▶ _Task to complete_:
Set down the listing below verbatim, but only from its first line through the line containing "import pandas as pd".

════════════════════

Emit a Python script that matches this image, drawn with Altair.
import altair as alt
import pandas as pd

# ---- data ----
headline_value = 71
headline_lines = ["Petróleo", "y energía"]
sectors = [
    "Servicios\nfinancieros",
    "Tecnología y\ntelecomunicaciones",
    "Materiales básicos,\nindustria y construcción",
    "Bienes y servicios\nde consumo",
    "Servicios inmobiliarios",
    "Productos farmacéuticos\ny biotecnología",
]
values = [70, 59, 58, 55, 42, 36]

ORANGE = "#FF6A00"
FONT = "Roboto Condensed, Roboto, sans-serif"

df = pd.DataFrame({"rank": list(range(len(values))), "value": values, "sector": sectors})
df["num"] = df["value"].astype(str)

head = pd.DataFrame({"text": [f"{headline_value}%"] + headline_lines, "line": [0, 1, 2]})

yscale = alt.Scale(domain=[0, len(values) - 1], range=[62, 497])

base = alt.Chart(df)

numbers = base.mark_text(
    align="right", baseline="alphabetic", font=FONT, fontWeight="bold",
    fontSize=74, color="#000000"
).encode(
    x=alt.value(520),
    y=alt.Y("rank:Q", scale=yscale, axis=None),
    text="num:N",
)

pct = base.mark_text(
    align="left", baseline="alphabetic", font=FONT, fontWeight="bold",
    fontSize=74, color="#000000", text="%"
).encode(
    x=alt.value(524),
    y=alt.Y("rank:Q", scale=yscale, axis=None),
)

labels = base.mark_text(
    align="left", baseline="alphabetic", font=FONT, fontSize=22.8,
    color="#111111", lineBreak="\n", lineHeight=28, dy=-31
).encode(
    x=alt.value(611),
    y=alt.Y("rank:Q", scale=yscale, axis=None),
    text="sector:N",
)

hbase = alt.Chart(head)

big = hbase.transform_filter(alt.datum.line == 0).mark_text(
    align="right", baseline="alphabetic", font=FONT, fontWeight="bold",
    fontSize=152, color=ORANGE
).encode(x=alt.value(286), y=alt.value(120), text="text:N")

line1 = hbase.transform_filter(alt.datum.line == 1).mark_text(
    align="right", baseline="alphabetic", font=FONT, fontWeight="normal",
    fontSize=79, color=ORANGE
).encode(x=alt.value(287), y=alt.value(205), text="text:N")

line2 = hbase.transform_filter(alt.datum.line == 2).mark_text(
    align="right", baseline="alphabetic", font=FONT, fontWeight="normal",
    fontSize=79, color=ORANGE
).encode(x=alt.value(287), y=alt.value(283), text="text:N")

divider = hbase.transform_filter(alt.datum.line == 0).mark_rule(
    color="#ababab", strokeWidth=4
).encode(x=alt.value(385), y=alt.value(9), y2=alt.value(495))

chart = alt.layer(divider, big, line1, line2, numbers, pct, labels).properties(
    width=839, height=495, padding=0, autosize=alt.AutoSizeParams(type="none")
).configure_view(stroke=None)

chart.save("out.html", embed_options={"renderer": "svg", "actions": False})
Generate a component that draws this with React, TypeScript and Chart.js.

════════════════════

▶ _Result of this exercise_:
Emit a Python script that matches this image, drawn with Altair.
import altair as alt
import pandas as pd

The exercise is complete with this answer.